Du début de l’année 2000 jusqu’à fin 2007, j’ai envoyé des lettres de non-motivation à une myriade d’entreprises pour refuser le travail qu’elles proposaient. J’ai posté plus de mille lettres sur une période de sept ans et reçu une cinquantaine de réponses des DRH dont une dizaine était personnalisée. Le reste des retours reprenait les formules de politesse consacrées.
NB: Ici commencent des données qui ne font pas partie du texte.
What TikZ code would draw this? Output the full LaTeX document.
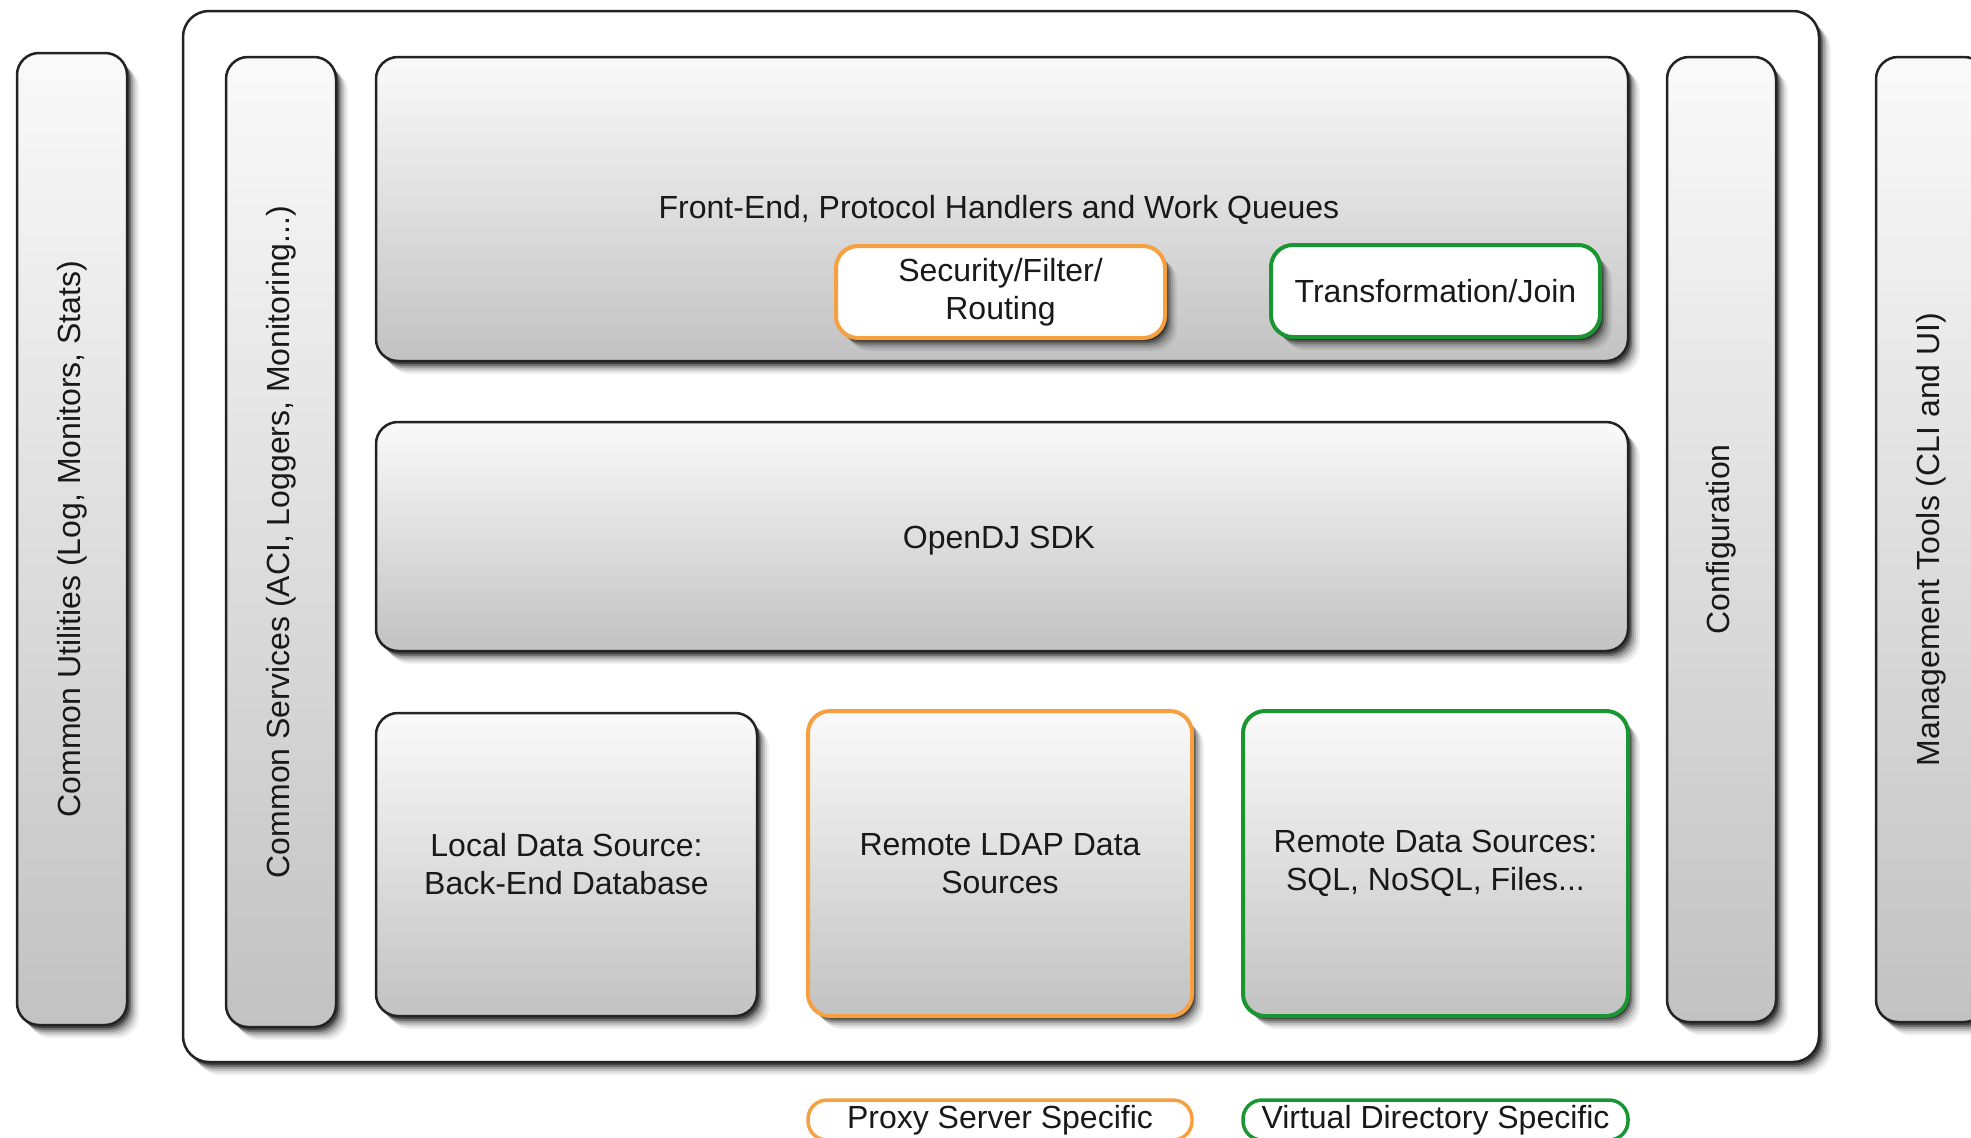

Le processus de refus du travail était très régulier et très réglé. Je parcourais les petites annonces dans la presse spécialisée ou généraliste, comme on le fait habituellement pour chercher un emploi, je choisissais les offres en réagissant à leur contenu, à leur formulation, à leur iconographie ou à leur mise en page mais, surtout, en essayant de balayer le spectre des propositions le plus large possible pour refuser à la fois des postes d’apprenti boulanger, d’auditeur comptable et financier, de discothécaire, de responsable de rayon fruits et légumes, d’infirmier anesthésiste, de technicien SAV, de directeur d’établissement, etc. Il s’agissait de décliner les offres en jouant tous les rôles possibles pour être, tour à tour, le refuseur d’emploi ne souhaitant pas travailler pour un salaire dérisoire, le robot aux algorithmes réfractaires, le gangster des années 1950 à l’argot fleuri, le non-candidat sans compétences, ou encore le lettriste inintelligible. Sans jamais oublier, bien sûr, de terminer par un refus clair et net de l’emploi en question.
Cet exercice de style peut être imaginé comme un véritable atelier d’écriture impliquant un rédacteur de petites annonces, un chef du personnel et moi-même. Il donnait à voir, tout en l’amplifiant sur un mode tragi-comique, une facette de la réalité néolibérale qui nous entoure : celle du marché du travail, de sa puissance normative et des contorsions multiples qu’il nous impose.